Perhaps this is because this book is, in its turn, the work of a dead man himself: dead not only in the obvious sense of having been gone for over three decades, but in the sense of never having been a professional writer, of never having wanted to publish this text while he was alive, likely preserving it as a personal relic of a past that had to remain isolated in the intimacy of its protagonist, without overshadowing or altering the image of a scholar of civil procedure law, a subject of which he was a professor in various Italian universities.
Whatever Satta's actual intentions were, it is nevertheless fortunate that the book was published, originally in 1977 by a publishing house specializing in legal publications and subsequently by a more well-known publisher, who contributed to elevating the author's work to a small cult, widespread and translated across half the world.
The book tells us, in a rhapsodic manner, loaded with narrative ellipses, the story of a small Sardinian town at the start of the 20th century - a provincial, remote, and peripheral Nuoro, whose capital and cultural reference point was Sassari - and through it, the small stories of its inhabitants, especially that of the Sanna-Carboni family, led by the patriarch, Notary Sebastiano, who governs over his wife Vincenza and his children in an affectless, distant manner, where each individual seems not to matter as such, but as a small piece of the generations that preceded and will follow him.

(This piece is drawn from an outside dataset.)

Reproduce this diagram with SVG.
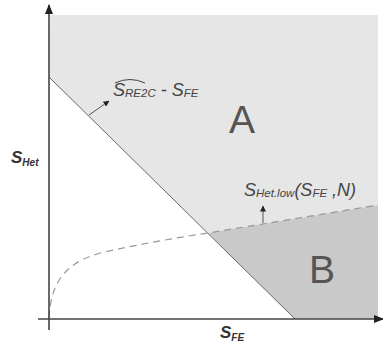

The depiction of this circle of people, variously connected to the Sanna-Carboni family and the social context in which it was embedded, ensures that the book has no true protagonist, lacking an plot and a real narrative center, benefiting from a series of transitions that make the plot lively and fragmented, even though it is centered on the common suggestion of the vanity of life, and the lives of the individual characters upon which the author dwells.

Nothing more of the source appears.